All this colored lantern business sounds like utter nonsense to me, so I’ve chosen not to follow it in the slightest. What is this, Rainbow Brite? The Red Lanterns are vicious, or something. Whatevs. The only element that interests me here is the script by Peter Milligan. He was utterly brilliant on X-Statix, but meandered aimlessly on X-Men. Red Lanterns seems like they’ll be low on the humor quotient, so I suppose X-Statix isn’t the best indicator of the pair.
Resurrection Man #1
Written by Dan Abnett & Andy Lanning, with art by Fernando Dagnino
Abnett and Lanning AKA DnA return to the character they created in 1997! Am I excited? If you had asked me three months ago I would have replied, “Hell yes!” That’s because of their deft handling of the Marvel cosmic characters in War of Kings. However, that was before they absolutely trainwrecked the previously awesome New Mutants. Still, this is their own creation – a hero who comes back from every death with unexpected new powers. I’m sure they’ll be at their peak when playing in their own sandbox.
Suicide Squad #1
Written by Adam Glass, with art by Marco Rudy
This doesn’t fall far behind Batwoman in my most-anticipated category. This is DC’s take on Marvel’s Thunderbolts – a team of villains who are sent out on the deadliest of missions because the government would simply love to dispose of them. I don’t know the comic incarnations of Deadshot or King Shark, but I am familiar with Harley Quinn from her origin in the Batman cartoon. I have to assume she’s a little more deadly in the comic universe to qualify for this gig.

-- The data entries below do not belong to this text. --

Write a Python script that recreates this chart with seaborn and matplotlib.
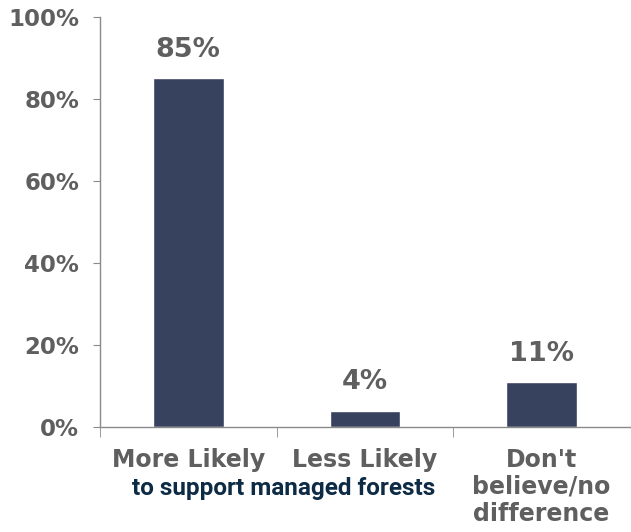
import matplotlib
matplotlib.use("Agg")
import matplotlib.pyplot as plt
import matplotlib.transforms as mtransforms
import seaborn as sns
import pandas as pd
import numpy as np

# dados do gráfico
categorias = ["More Likely", "Less Likely", "Don't\nbelieve/no\ndifference"]
valores = [85, 4, 11]
rotulos_y = ["0%", "20%", "40%", "60%", "80%", "100%"]

df = pd.DataFrame({"cat": categorias, "val": valores})

sns.set_style("white")
plt.rcParams["font.family"] = ["DejaVu Sans"]

cinza = "#5f5f5f"
cor_barra = "#37435e"

fig = plt.figure(figsize=(6.31, 5.32), dpi=100)
ax = fig.add_axes([0.1585, 0.1974, 0.845, 0.7707])

sns.barplot(data=df, x="cat", y="val", color=cor_barra, width=0.4, saturation=1, ax=ax)

ax.set_ylim(0, 100)
ax.set_xlim(-0.5, 2.52)
ax.set_yticks(np.arange(0, 101, 20))
ax.set_yticklabels(rotulos_y, fontsize=16.5, fontweight="bold", color=cinza)
ax.set_xticks(range(len(categorias)))
ax.set_xticklabels(categorias, fontsize=17, fontweight="bold", color=cinza, linespacing=1.15,
                   va="top")
ax.set_xlabel("")
ax.set_ylabel("")

# marcas do eixo x entre as categorias
ax.set_xticks([-0.5, 0.5, 1.5], minor=True)
ax.tick_params(axis="x", which="major", length=0, pad=15)
ax.tick_params(axis="x", which="minor", length=7, color="#8a8a8a", direction="out")
ax.tick_params(axis="y", length=5, color="#8a8a8a", direction="out", pad=10)
ax.xaxis.set_tick_params(bottom=True, which="minor")
ax.yaxis.set_tick_params(left=True)

for s in ["top", "right"]:
    ax.spines[s].set_visible(False)
for s in ["left", "bottom"]:
    ax.spines[s].set_color("#8a8a8a")
    ax.spines[s].set_linewidth(1)

# rótulos de valor
for i, v in enumerate(valores):
    ax.annotate(f"{v}%", (i, v), xytext=(0, 11), textcoords="offset points",
                ha="center", va="bottom", fontsize=19.5, fontweight="bold", color=cinza)

trans = mtransforms.blended_transform_factory(ax.transData, fig.transFigure)
ax.text(0.54, 1 - 489 / 532, "to support managed forests", transform=trans,
        ha="center", va="center", fontsize=17.5, fontweight="bold",
        color="#0d2b45", family=["Liberation Sans Narrow", "Roboto", "DejaVu Sans"])

fig.savefig("out.png", dpi=100)
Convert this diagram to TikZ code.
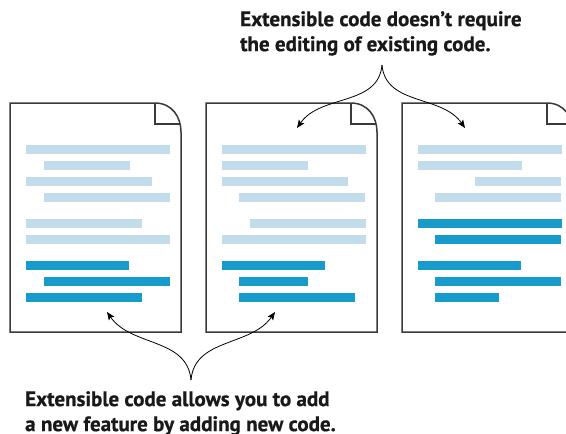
\documentclass[tikz,border=0pt]{standalone}
\usepackage{fontspec}
\setmainfont{PT Sans}[BoldFeatures={FakeBold=0.6}]
\usepackage{xcolor}
\definecolor{pageline}{HTML}{3A3A3A}
\definecolor{barpale}{HTML}{C2DCEC}
\definecolor{barblue}{HTML}{169BCB}
\usetikzlibrary{arrows.meta,positioning}
\tikzset{
  docpage/.style={draw=pageline, line width=1.5pt, line join=miter},
  barlight/.style={fill=barpale},
  bardark/.style={fill=barblue},
  annot/.style={align=left, inner sep=0pt, text=black!90,
                font=\bfseries\fontsize{21}{25}\selectfont},
  ar/.style={-{Stealth[length=8pt,width=6.5pt,inset=1.5pt]}, draw=black, line width=0.8pt},
}
\begin{document}
\begin{tikzpicture}[x=1pt, y=-1pt]
  \clip (0,0) rectangle (566,434);
  \fill[white] (0,0) rectangle (566,434);
  % the three pages
  \foreach \px in {10,206,402}{
    \draw[docpage] ({\px+145},103) -- (\px,103) -- (\px,332) -- ({\px+171},332)
      -- ({\px+171},132) .. controls ({\px+171},117) and ({\px+162},103) .. ({\px+145},103);
    \draw[docpage] ({\px+145},103) -- ({\px+145},124) -- ({\px+170},124);
  }
  % code lines
  \foreach \xa/\xb/\yt/\sty in {26/170/145/barlight, 44/130/161/barlight, 26/152/177/barlight,
      44/170/193/barlight, 26/142/219/barlight, 26/170/235/barlight,
      26/129/261/bardark, 44/170/277/bardark, 26/142/293/bardark,
      222/366/145/barlight, 222/308/161/barlight, 222/348/177/barlight,
      239/365/193/barlight, 250/366/219/barlight, 222/366/235/barlight,
      222/325/261/bardark, 239/308/277/bardark, 239/355/293/bardark,
      418/562/145/barlight, 418/522/161/barlight, 475/561/177/barlight,
      435/561/193/barlight, 418/562/219/bardark, 435/561/235/bardark,
      418/521/261/bardark, 435/561/277/bardark, 435/499/293/bardark}
    \fill[\sty] (\xa,\yt) rectangle (\xb,\yt+9);
  % labels
  \node[annot, anchor=north west] (toptext) at (240,11)
    {Extensible code doesn’t require\\the editing of existing code.};
  \node[annot, anchor=north west] (bottext) at (25,391)
    {Extensible code allows you to add\\a new feature by adding new code.};
  \coordinate (topfork) at (382,65);
  \coordinate (pagetwotop) at (297,128);
  \coordinate (pagethreetop) at (465,128);
  \coordinate (botfork) at (191,380);
  \coordinate (pageonebot) at (107,312);
  \coordinate (pagetwobot) at (275,312);
  \draw[ar] (topfork) to[out=265, in=55] (pagetwotop);
  \draw[ar] (topfork) to[out=275, in=125] (pagethreetop);
  \draw[ar] (botfork) to[out=95, in=305] (pageonebot);
  \draw[ar] (botfork) to[out=85, in=235] (pagetwobot);
\end{tikzpicture}
\end{document}
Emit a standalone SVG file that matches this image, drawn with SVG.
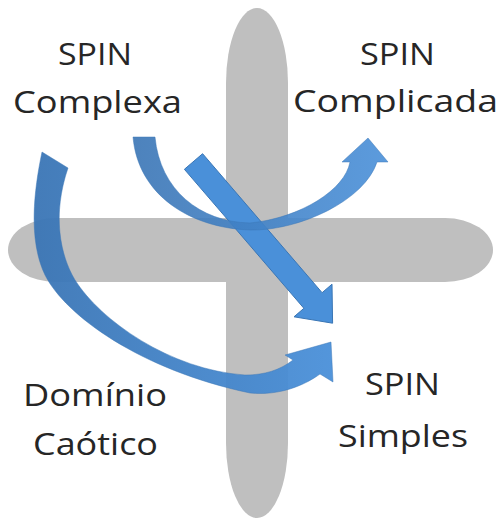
<svg xmlns="http://www.w3.org/2000/svg" width="501" height="522" viewBox="0 0 501 522">
<defs>
<style>
.bar{fill:#bfbfbf}
.lbl{font-family:"Open Sans","Liberation Sans",sans-serif;font-size:31px;fill:#262626}
.diag{fill:#4a90d9;stroke:#3a76b5;stroke-width:1}
.curve{stroke:#3a76b5;stroke-width:0.8;stroke-opacity:0.6}
</style>
<linearGradient id="g1" x1="0" y1="0" x2="1" y2="0">
<stop offset="0" stop-color="#3a75b5"/>
<stop offset="1" stop-color="#4a90d9"/>
</linearGradient>
</defs>
<rect width="501" height="522" fill="#ffffff"/>
<g id="cross">
<rect class="bar" x="226" y="8" width="62" height="510" rx="31" ry="75"/>
<rect class="bar" x="8" y="218" width="485" height="64" rx="48" ry="32"/>
</g>
<g id="connectors">
<polygon id="arrow-complexa-simples" class="diag" points="184.4,169.3 202.6,153.7 322.1,292.7 332,284.2 332.6,323.2 294,316.8 303.9,308.3"/>
<path id="arrow-complexa-complicada" class="curve" fill="url(#g1)" fill-opacity="0.9" d="M133,137 C138,195 190,228 250,230 C300,231 365,200 377,162 L388,162 L368,138 L342,162 L350,162 C345,190 300,218 250,223 C200,222 160,190 155,137 Z"/>
<path id="arrow-caotico-simples" class="curve" fill="url(#g1)" fill-opacity="0.95" d="M42,152 C34,190 28,240 45,275 C65,315 140,370 250,393 C280,396 305,385 320,374 L333,382 L331,342 L285,355 L293,360 C280,370 265,375 245,375 C170,370 100,320 75,280 C60,255 52,215 68,168 Z"/>
</g>
<g id="node-complexa">
<text class="lbl" x="58" y="65" textLength="74" lengthAdjust="spacingAndGlyphs">SPIN</text>
<text class="lbl" x="13" y="113" textLength="169" lengthAdjust="spacingAndGlyphs">Complexa</text>
</g>
<g id="node-complicada">
<text class="lbl" x="360" y="65" textLength="75" lengthAdjust="spacingAndGlyphs">SPIN</text>
<text class="lbl" x="293" y="112" textLength="205" lengthAdjust="spacingAndGlyphs">Complicada</text>
</g>
<g id="node-caotico">
<text class="lbl" x="23" y="406" textLength="144" lengthAdjust="spacingAndGlyphs">Domínio</text>
<text class="lbl" x="33" y="455" textLength="125" lengthAdjust="spacingAndGlyphs">Caótico</text>
</g>
<g id="node-simples">
<text class="lbl" x="365" y="395" textLength="75" lengthAdjust="spacingAndGlyphs">SPIN</text>
<text class="lbl" x="338" y="447" textLength="130" lengthAdjust="spacingAndGlyphs">Simples</text>
</g>
</svg>
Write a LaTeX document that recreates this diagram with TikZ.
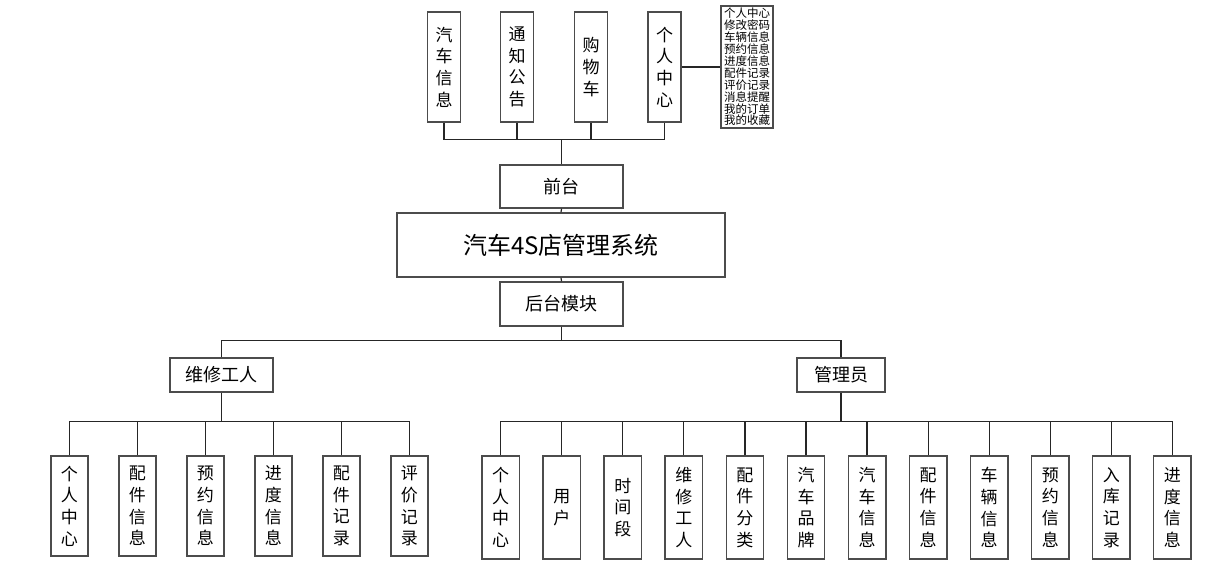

Written by Scott Lobdell, with art by RB Silva & Rob Lean
With last week’s Action Comics introducing a wild, young, untrusted Superman, is there any point to a Super Boy? In keeping with the Superboy that emerged from the Death of Superman saga, this iteration is a clone searching for a conscience and an identity. Scott Lobdell has taken some flack over the years, but X-fans still love his plotting from mid-90s books. Can he successfully position Superboy as edgy when the Man himself is so dangerous? Or, will that be resolved by the time we reach present day in the DC reboot?
That’s DC’s second week of rebooted books. What am I totally in the dark about? What book do you want to lay your hands upon the most?